Recorded data
· · ·

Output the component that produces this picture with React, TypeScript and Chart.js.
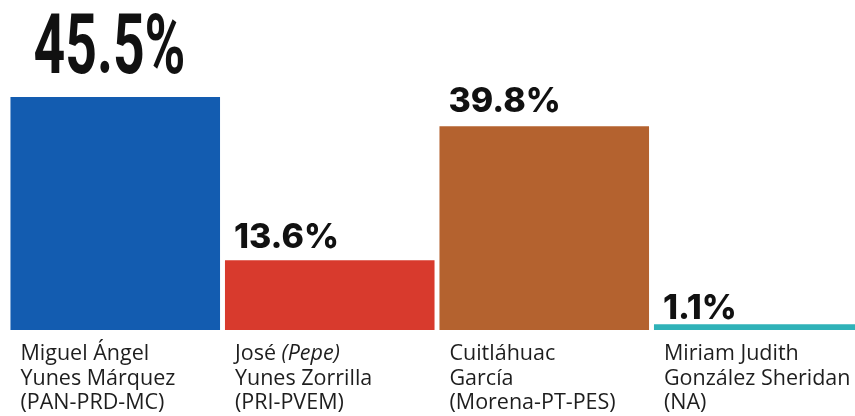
import React, { useEffect, useRef } from "react";
import { Chart, registerables } from "chart.js";

Chart.register(...registerables);

// ---- data ----
const categories = [
  "Miguel Ángel\nYunes Márquez\n(PAN-PRD-MC)",
  "José _(Pepe)_\nYunes Zorrilla\n(PRI-PVEM)",
  "Cuitláhuac\nGarcía\n(Morena-PT-PES)",
  "Miriam Judith\nGonzález Sheridan\n(NA)",
];
const votePercent = [45.5, 13.6, 39.8, 1.1];
const valueLabels = ["45.5%", "13.6%", "39.8%", "1.1%"];
const barColors = ["#135cb0", "#d83a2d", "#b4622f", "#2fb2b8"];
const yRange = [0, 50];

// ---- styling (not data) ----
const labelGaps = [24, 12, 14, 5];

if (typeof document !== "undefined") {
  document.documentElement.style.overflow = "hidden";
  document.body.style.overflow = "hidden";
  document.body.style.margin = "0";
}

const labelPlugin = {
  id: "barLabels",
  afterDatasetsDraw(chart: any) {
    const ctx: CanvasRenderingContext2D = chart.ctx;
    const meta = chart.getDatasetMeta(0);
    const area = chart.chartArea;
    meta.data.forEach((bar: any, i: number) => {
      const p = bar.getProps(["x", "y", "base", "width"], true);
      const left = p.x - p.width / 2;
      // value label
      ctx.save();
      ctx.fillStyle = "#111111";
      ctx.textAlign = "left";
      ctx.textBaseline = "alphabetic";
      if (i === 0) {
        ctx.font = "bold 84px Roboto";
        const w = ctx.measureText(valueLabels[i]).width;
        const sx = 152 / w;
        ctx.translate(left + 23, p.y - labelGaps[i]);
        ctx.scale(sx, 1);
        ctx.fillText(valueLabels[i], 0, 0);
      } else {
        ctx.font = "800 34px Inter";
        ctx.fillText(valueLabels[i], left + 9, p.y - labelGaps[i]);
      }
      ctx.restore();

      // category label
      ctx.save();
      ctx.fillStyle = "#1e1e1e";
      ctx.textAlign = "left";
      ctx.textBaseline = "alphabetic";
      const lines = String(chart.data.labels[i]).split("\n");
      lines.forEach((line, k) => {
        let x = left + 10;
        const y = area.bottom + 30 + k * 24.5;
        line.split("_").forEach((seg, s) => {
          if (!seg) return;
          ctx.font = (s % 2 === 1 ? "italic " : "") + "21.5px 'Open Sans'";
          ctx.fillText(seg, x, y);
          x += ctx.measureText(seg).width;
        });
      });
      ctx.restore();
    });
  },
};

export default function App() {
  const ref = useRef<HTMLCanvasElement | null>(null);
  useEffect(() => {
    if (!ref.current) return;
    const chart = new Chart(ref.current, {
      type: "bar",
      data: {
        labels: categories,
        datasets: [
          {
            data: votePercent,
            backgroundColor: barColors,
            borderWidth: 0,
            barPercentage: 0.977,
            categoryPercentage: 1,
          },
        ],
      },
      options: {
        animation: false,
        responsive: true,
        maintainAspectRatio: false,
        layout: { padding: { top: 66, bottom: 86, left: 0, right: 0 } },
        plugins: {
          legend: { display: false },
          tooltip: { enabled: false },
        },
        scales: {
          x: { display: false },
          y: { display: false, min: yRange[0], max: yRange[1] },
        },
      },
      plugins: [labelPlugin],
    });
    return () => chart.destroy();
  }, []);
  return (
    <div style={{ width: 855, height: 416, overflow: "hidden" }}>
      <div
        style={{
          width: 858,
          height: 408,
          position: "relative",
          marginLeft: 8,
          marginTop: 8,
          display: "inline-block",
        }}
      >
        <canvas ref={ref} />
      </div>
    </div>
  );
}
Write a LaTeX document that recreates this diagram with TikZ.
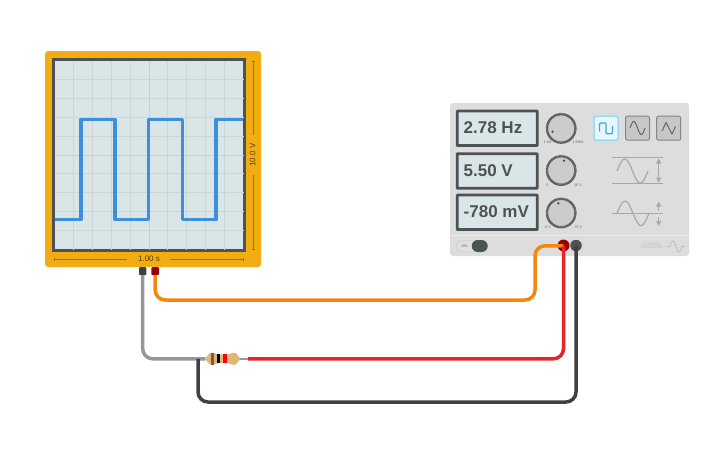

· · ·

◆ **Exercise instructions**
Copy the listing in full and without alteration, omitting every picture.

◆ **Result for this exercise**
Output the component that produces this picture with React, TypeScript and Chart.js.
import React, { useEffect, useRef } from "react";
import { Chart, registerables } from "chart.js";

Chart.register(...registerables);

// ---- data ----
const categories = [
  "Miguel Ángel\nYunes Márquez\n(PAN-PRD-MC)",
  "José _(Pepe)_\nYunes Zorrilla\n(PRI-PVEM)",
  "Cuitláhuac\nGarcía\n(Morena-PT-PES)",
  "Miriam Judith\nGonzález Sheridan\n(NA)",
];
const votePercent = [45.5, 13.6, 39.8, 1.1];
const valueLabels = ["45.5%", "13.6%", "39.8%", "1.1%"];
const barColors = ["#135cb0", "#d83a2d", "#b4622f", "#2fb2b8"];
const yRange = [0, 50];

// ---- styling (not data) ----
const labelGaps = [24, 12, 14, 5];

if (typeof document !== "undefined") {
  document.documentElement.style.overflow = "hidden";
  document.body.style.overflow = "hidden";
  document.body.style.margin = "0";
}

const labelPlugin = {
  id: "barLabels",
  afterDatasetsDraw(chart: any) {
    const ctx: CanvasRenderingContext2D = chart.ctx;
    const meta = chart.getDatasetMeta(0);
    const area = chart.chartArea;
    meta.data.forEach((bar: any, i: number) => {
      const p = bar.getProps(["x", "y", "base", "width"], true);
      const left = p.x - p.width / 2;
      // value label
      ctx.save();
      ctx.fillStyle = "#111111";
      ctx.textAlign = "left";
      ctx.textBaseline = "alphabetic";
      if (i === 0) {
        ctx.font = "bold 84px Roboto";
        const w = ctx.measureText(valueLabels[i]).width;
        const sx = 152 / w;
        ctx.translate(left + 23, p.y - labelGaps[i]);
        ctx.scale(sx, 1);
        ctx.fillText(valueLabels[i], 0, 0);
      } else {
        ctx.font = "800 34px Inter";
        ctx.fillText(valueLabels[i], left + 9, p.y - labelGaps[i]);
      }
      ctx.restore();

      // category label
      ctx.save();
      ctx.fillStyle = "#1e1e1e";
      ctx.textAlign = "left";
      ctx.textBaseline = "alphabetic";
      const lines = String(chart.data.labels[i]).split("\n");
      lines.forEach((line, k) => {
        let x = left + 10;
        const y = area.bottom + 30 + k * 24.5;
        line.split("_").forEach((seg, s) => {
          if (!seg) return;
          ctx.font = (s % 2 === 1 ? "italic " : "") + "21.5px 'Open Sans'";
          ctx.fillText(seg, x, y);
          x += ctx.measureText(seg).width;
        });
      });
      ctx.restore();
    });
  },
};

export default function App() {
  const ref = useRef<HTMLCanvasElement | null>(null);
  useEffect(() => {
    if (!ref.current) return;
    const chart = new Chart(ref.current, {
      type: "bar",
      data: {
        labels: categories,
        datasets: [
          {
            data: votePercent,
            backgroundColor: barColors,
            borderWidth: 0,
            barPercentage: 0.977,
            categoryPercentage: 1,
          },
        ],
      },
      options: {
        animation: false,
        responsive: true,
        maintainAspectRatio: false,
        layout: { padding: { top: 66, bottom: 86, left: 0, right: 0 } },
        plugins: {
          legend: { display: false },
          tooltip: { enabled: false },
        },
        scales: {
          x: { display: false },
          y: { display: false, min: yRange[0], max: yRange[1] },
        },
      },
      plugins: [labelPlugin],
    });
    return () => chart.destroy();
  }, []);
  return (
    <div style={{ width: 855, height: 416, overflow: "hidden" }}>
      <div
        style={{
          width: 858,
          height: 408,
          position: "relative",
          marginLeft: 8,
          marginTop: 8,
          display: "inline-block",
        }}
      >
        <canvas ref={ref} />
      </div>
    </div>
  );
}
Write a LaTeX document that recreates this diagram with TikZ.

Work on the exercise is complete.